Moving forward from the gay pride flag raising in Girard Park on June 30, he is looking into an ordinance that would limit the use of private groups from flying their flags on any publicly-owned flag poles. A move he says was spurred by angry phone calls from area veterans.

"They felt it [the gay pride flag raising] was a disrespect to this country and a disrespect to them and I'd have to agree with that," says Naquin.

Amanda Kelley, the president of Acadiana OUTspoken Alliance, which is the group who hoisted the gay pride flag in Girard Park, says there was no disrespect intended.

"It's not like we went and took down a flag in order to raise ours instead. You know there wasn't anything there when we raised it up," says Kelley.

Ray Green of Lafayette, a 79-year-old Korean War veteran, was one of the constituents who called Naquin about the gay pride flag in Girard Park. Green says he wants to know who gave the OUTspoken Alliance the ‘okay' to raise their flag.

"I checked with Gerald Boudreaux at the Parks and Recreation Department and they did not have permission," says Green.

But, Kelley says Green's allegations the group did not have ‘the go ahead' from Parks and Recreation are not true.

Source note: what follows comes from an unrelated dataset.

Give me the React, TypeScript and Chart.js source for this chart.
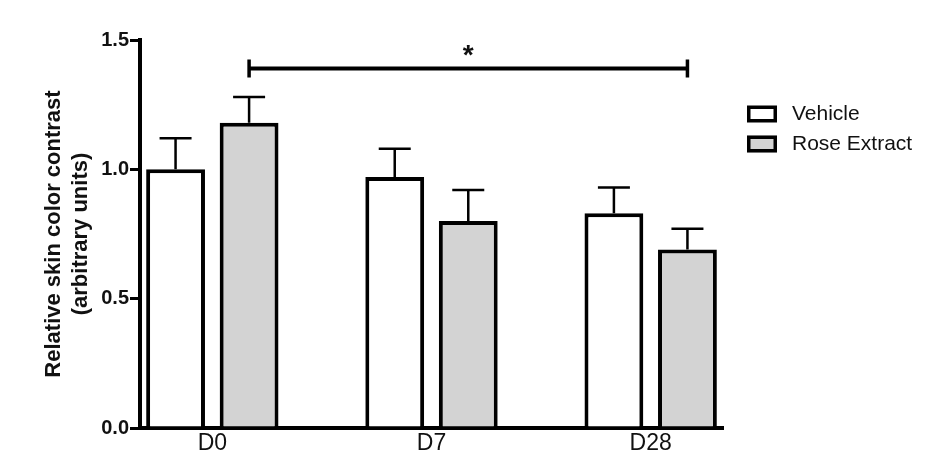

"We did have regular contact with Parks and Recreation Department to make sure we had their permission. They knew what the event was, they knew the meaning behind the flag and why we wanted to raise it," says Kelley.

Naquin says he is unsure of whom, if anyone, gave the OUTspoken Alliance permission to fly their flag to celebrate the fall of DOMA. But, he says, in any case they are setting a possibly dangerous precedent.

"What would happen if the Catholics were to fly a flag or a pro-life flag was flown or KKK flag was flown or even Taliban flag was flown? Who would you say ‘no' to when you open those doors?" says Naquin.

"If you allow the gay pride flag to be flown, then you got to by all rights allow the KKK, the Muslims and anybody else," says Green.